## Given request
Provide an exact copy of the data, excluding the images.

## Data shown
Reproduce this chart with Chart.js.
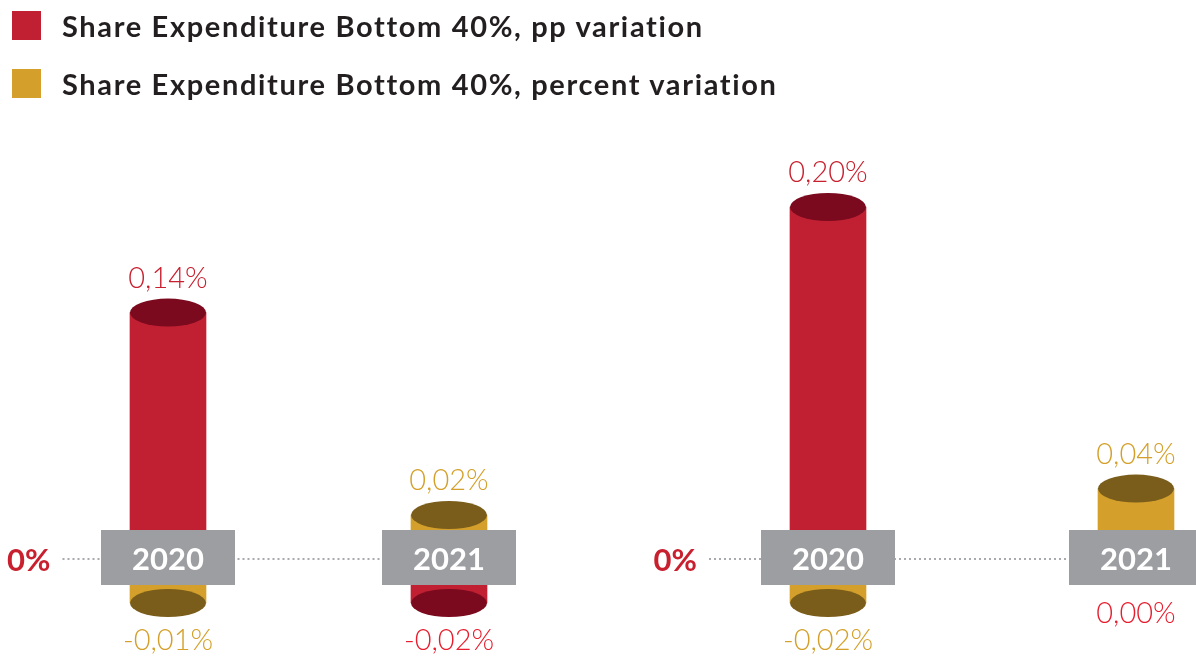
<!DOCTYPE html>
<html>
<head>
<meta charset="utf-8">
<script src="https://cdn.jsdelivr.net/npm/chart.js@4.4.1/dist/chart.umd.min.js"></script>
<style>
  html, body { margin: 0; padding: 0; background: #fff; width: 1196px; height: 660px; overflow: hidden; }
  #wrap { position: relative; width: 1196px; height: 660px; overflow: hidden; }
  canvas { position: absolute; top: 0; }
  #cLeft { left: 0; }
  #cRight { left: 640px; }
  .leg { position: absolute; left: 0; height: 30px; font-family: Lato, "Open Sans", sans-serif; font-weight: 700; font-size: 29px; letter-spacing: 1.65px; color: #231f20; white-space: nowrap; z-index: 2; }
  .leg .sw { position: absolute; left: 12px; top: 0; width: 29px; height: 29px; }
  .leg .tx { position: absolute; left: 62px; top: -3px; line-height: 36px; }
</style>
</head>
<body>
<div id="wrap">
  <canvas id="cLeft" width="600" height="660"></canvas>
  <canvas id="cRight" width="660" height="660"></canvas>
  <div class="leg" id="leg0" style="top:11px;"><div class="sw"></div><div class="tx"></div></div>
  <div class="leg" id="leg1" style="top:69px;"><div class="sw"></div><div class="tx"></div></div>
</div>
<script>
// ---- data ----
const categories = ['2020', '2021'];
const seriesNames = ['Share Expenditure Bottom 40%, pp variation', 'Share Expenditure Bottom 40%, percent variation'];
const leftPP = [0.14, -0.02];
const leftPct = [-0.01, 0.02];
const rightPP = [0.20, 0.00];
const rightPct = [-0.02, 0.04];
const zeroTickLabel = '0%';

// ---- styles ----
const RED = '#c12032';
const RED_DARK = '#7b0a1e';
const RED_LABEL_POS = '#c8202f';
const RED_LABEL_NEG = '#e81d2d';
const GOLD = '#d4a02b';
const GOLD_DARK = '#7a5d1a';
const GOLD_LABEL = '#d4a02b';
const BOX = '#9d9ea2';
const RY = 14;

// legend
[0, 1].forEach(i => {
  const el = document.getElementById('leg' + i);
  el.querySelector('.sw').style.background = i === 0 ? RED : GOLD;
  el.querySelector('.tx').textContent = seriesNames[i];
});

function fmt(v) {
  return (v < 0 ? '-' : '') + Math.abs(v).toFixed(2).replace('.', ',') + '%';
}

const cylPlugin = {
  id: 'cyl',
  beforeDatasetsDraw(chart) {
    const ctx = chart.ctx;
    const y0 = chart.scales.y.getPixelForValue(0);
    const xs = chart.scales.x;
    const xEnd = xs.getPixelForValue(categories.length - 1);
    ctx.save();
    ctx.strokeStyle = '#a9aaad';
    ctx.lineWidth = 2;
    ctx.setLineDash([2, 3]);
    ctx.beginPath();
    ctx.moveTo(chart.chartArea.left + 35, y0);
    ctx.lineTo(xEnd, y0);
    ctx.stroke();
    ctx.restore();
  },
  afterDatasetsDraw(chart) {
    const ctx = chart.ctx;
    const y0 = chart.scales.y.getPixelForValue(0);
    const xs = chart.scales.x;
    ctx.save();
    // ellipse caps
    chart.data.datasets.forEach((ds, di) => {
      const meta = chart.getDatasetMeta(di);
      meta.data.forEach((bar, i) => {
        const v = ds.data[i];
        if (v === 0) return;
        ctx.fillStyle = ds.capColor;
        ctx.beginPath();
        ctx.ellipse(bar.x, bar.y, bar.width / 2, RY, 0, 0, Math.PI * 2);
        ctx.fill();
      });
    });
    // category boxes
    categories.forEach((c, i) => {
      const x = xs.getPixelForValue(i);
      ctx.fillStyle = BOX;
      ctx.fillRect(x - 67, y0 - 29, 134, 55);
      ctx.fillStyle = '#ffffff';
      ctx.font = '700 31px Lato, "Open Sans", sans-serif';
      ctx.textAlign = 'center';
      ctx.textBaseline = 'alphabetic';
      ctx.fillText(c, x, y0 + 11);
    });
    // zero label
    ctx.fillStyle = RED_LABEL_POS;
    ctx.font = '700 31px Lato, "Open Sans", sans-serif';
    ctx.textAlign = 'right';
    ctx.fillText(zeroTickLabel, chart.chartArea.left + 23, y0 + 12);
    // value labels
    ctx.font = '300 29px Lato, "Open Sans", sans-serif';
    ctx.textAlign = 'center';
    chart.data.datasets.forEach((ds, di) => {
      const meta = chart.getDatasetMeta(di);
      meta.data.forEach((bar, i) => {
        const v = ds.data[i];
        let y;
        if (v > 0) {
          ctx.fillStyle = ds.labelPos;
          y = bar.y - RY - 11;
        } else if (v < 0) {
          ctx.fillStyle = ds.labelNeg;
          y = bar.y + RY + 33;
        } else {
          ctx.fillStyle = ds.labelNeg;
          y = y0 + 64;
        }
        ctx.fillText(fmt(v), bar.x, y);
      });
    });
    ctx.restore();
  }
};

function makeChart(id, pp, pct, padLeft, padRight) {
  return new Chart(document.getElementById(id), {
    type: 'bar',
    data: {
      labels: categories,
      datasets: [
        {
          label: seriesNames[0],
          data: pp,
          backgroundColor: (c) => (c.raw === 0 ? 'rgba(0,0,0,0)' : RED),
          capColor: RED_DARK, labelPos: RED_LABEL_POS, labelNeg: RED_LABEL_NEG,
          grouped: false, barThickness: 76, minBarLength: 44, borderWidth: 0
        },
        {
          label: seriesNames[1],
          data: pct,
          backgroundColor: (c) => (c.raw === 0 ? 'rgba(0,0,0,0)' : GOLD),
          capColor: GOLD_DARK, labelPos: GOLD_LABEL, labelNeg: GOLD_LABEL,
          grouped: false, barThickness: 76, minBarLength: 44, borderWidth: 0
        }
      ]
    },
    options: {
      responsive: false,
      animation: false,
      devicePixelRatio: 1,
      layout: { padding: { top: 31, bottom: 13, left: padLeft, right: padRight } },
      plugins: { legend: { display: false }, tooltip: { enabled: false } },
      scales: {
        x: { display: false, offset: true },
        y: { display: false, min: -0.05, max: 0.30 }
      }
    },
    plugins: [cylPlugin]
  });
}

makeChart('cLeft', leftPP, leftPct, 27.5, 10.5);
makeChart('cRight', rightPP, rightPct, 34, 10);
</script>
</body>
</html>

## Result
Reproduce this chart with Chart.js.
<!DOCTYPE html>
<html>
<head>
<meta charset="utf-8">
<script src="https://cdn.jsdelivr.net/npm/chart.js@4.4.1/dist/chart.umd.min.js"></script>
<style>
  html, body { margin: 0; padding: 0; background: #fff; width: 1196px; height: 660px; overflow: hidden; }
  #wrap { position: relative; width: 1196px; height: 660px; overflow: hidden; }
  canvas { position: absolute; top: 0; }
  #cLeft { left: 0; }
  #cRight { left: 640px; }
  .leg { position: absolute; left: 0; height: 30px; font-family: Lato, "Open Sans", sans-serif; font-weight: 700; font-size: 29px; letter-spacing: 1.65px; color: #231f20; white-space: nowrap; z-index: 2; }
  .leg .sw { position: absolute; left: 12px; top: 0; width: 29px; height: 29px; }
  .leg .tx { position: absolute; left: 62px; top: -3px; line-height: 36px; }
</style>
</head>
<body>
<div id="wrap">
  <canvas id="cLeft" width="600" height="660"></canvas>
  <canvas id="cRight" width="660" height="660"></canvas>
  <div class="leg" id="leg0" style="top:11px;"><div class="sw"></div><div class="tx"></div></div>
  <div class="leg" id="leg1" style="top:69px;"><div class="sw"></div><div class="tx"></div></div>
</div>
<script>
// ---- data ----
const categories = ['2020', '2021'];
const seriesNames = ['Share Expenditure Bottom 40%, pp variation', 'Share Expenditure Bottom 40%, percent variation'];
const leftPP = [0.14, -0.02];
const leftPct = [-0.01, 0.02];
const rightPP = [0.20, 0.00];
const rightPct = [-0.02, 0.04];
const zeroTickLabel = '0%';

// ---- styles ----
const RED = '#c12032';
const RED_DARK = '#7b0a1e';
const RED_LABEL_POS = '#c8202f';
const RED_LABEL_NEG = '#e81d2d';
const GOLD = '#d4a02b';
const GOLD_DARK = '#7a5d1a';
const GOLD_LABEL = '#d4a02b';
const BOX = '#9d9ea2';
const RY = 14;

// legend
[0, 1].forEach(i => {
  const el = document.getElementById('leg' + i);
  el.querySelector('.sw').style.background = i === 0 ? RED : GOLD;
  el.querySelector('.tx').textContent = seriesNames[i];
});

function fmt(v) {
  return (v < 0 ? '-' : '') + Math.abs(v).toFixed(2).replace('.', ',') + '%';
}

const cylPlugin = {
  id: 'cyl',
  beforeDatasetsDraw(chart) {
    const ctx = chart.ctx;
    const y0 = chart.scales.y.getPixelForValue(0);
    const xs = chart.scales.x;
    const xEnd = xs.getPixelForValue(categories.length - 1);
    ctx.save();
    ctx.strokeStyle = '#a9aaad';
    ctx.lineWidth = 2;
    ctx.setLineDash([2, 3]);
    ctx.beginPath();
    ctx.moveTo(chart.chartArea.left + 35, y0);
    ctx.lineTo(xEnd, y0);
    ctx.stroke();
    ctx.restore();
  },
  afterDatasetsDraw(chart) {
    const ctx = chart.ctx;
    const y0 = chart.scales.y.getPixelForValue(0);
    const xs = chart.scales.x;
    ctx.save();
    // ellipse caps
    chart.data.datasets.forEach((ds, di) => {
      const meta = chart.getDatasetMeta(di);
      meta.data.forEach((bar, i) => {
        const v = ds.data[i];
        if (v === 0) return;
        ctx.fillStyle = ds.capColor;
        ctx.beginPath();
        ctx.ellipse(bar.x, bar.y, bar.width / 2, RY, 0, 0, Math.PI * 2);
        ctx.fill();
      });
    });
    // category boxes
    categories.forEach((c, i) => {
      const x = xs.getPixelForValue(i);
      ctx.fillStyle = BOX;
      ctx.fillRect(x - 67, y0 - 29, 134, 55);
      ctx.fillStyle = '#ffffff';
      ctx.font = '700 31px Lato, "Open Sans", sans-serif';
      ctx.textAlign = 'center';
      ctx.textBaseline = 'alphabetic';
      ctx.fillText(c, x, y0 + 11);
    });
    // zero label
    ctx.fillStyle = RED_LABEL_POS;
    ctx.font = '700 31px Lato, "Open Sans", sans-serif';
    ctx.textAlign = 'right';
    ctx.fillText(zeroTickLabel, chart.chartArea.left + 23, y0 + 12);
    // value labels
    ctx.font = '300 29px Lato, "Open Sans", sans-serif';
    ctx.textAlign = 'center';
    chart.data.datasets.forEach((ds, di) => {
      const meta = chart.getDatasetMeta(di);
      meta.data.forEach((bar, i) => {
        const v = ds.data[i];
        let y;
        if (v > 0) {
          ctx.fillStyle = ds.labelPos;
          y = bar.y - RY - 11;
        } else if (v < 0) {
          ctx.fillStyle = ds.labelNeg;
          y = bar.y + RY + 33;
        } else {
          ctx.fillStyle = ds.labelNeg;
          y = y0 + 64;
        }
        ctx.fillText(fmt(v), bar.x, y);
      });
    });
    ctx.restore();
  }
};

function makeChart(id, pp, pct, padLeft, padRight) {
  return new Chart(document.getElementById(id), {
    type: 'bar',
    data: {
      labels: categories,
      datasets: [
        {
          label: seriesNames[0],
          data: pp,
          backgroundColor: (c) => (c.raw === 0 ? 'rgba(0,0,0,0)' : RED),
          capColor: RED_DARK, labelPos: RED_LABEL_POS, labelNeg: RED_LABEL_NEG,
          grouped: false, barThickness: 76, minBarLength: 44, borderWidth: 0
        },
        {
          label: seriesNames[1],
          data: pct,
          backgroundColor: (c) => (c.raw === 0 ? 'rgba(0,0,0,0)' : GOLD),
          capColor: GOLD_DARK, labelPos: GOLD_LABEL, labelNeg: GOLD_LABEL,
          grouped: false, barThickness: 76, minBarLength: 44, borderWidth: 0
        }
      ]
    },
    options: {
      responsive: false,
      animation: false,
      devicePixelRatio: 1,
      layout: { padding: { top: 31, bottom: 13, left: padLeft, right: padRight } },
      plugins: { legend: { display: false }, tooltip: { enabled: false } },
      scales: {
        x: { display: false, offset: true },
        y: { display: false, min: -0.05, max: 0.30 }
      }
    },
    plugins: [cylPlugin]
  });
}

makeChart('cLeft', leftPP, leftPct, 27.5, 10.5);
makeChart('cRight', rightPP, rightPct, 34, 10);
</script>
</body>
</html>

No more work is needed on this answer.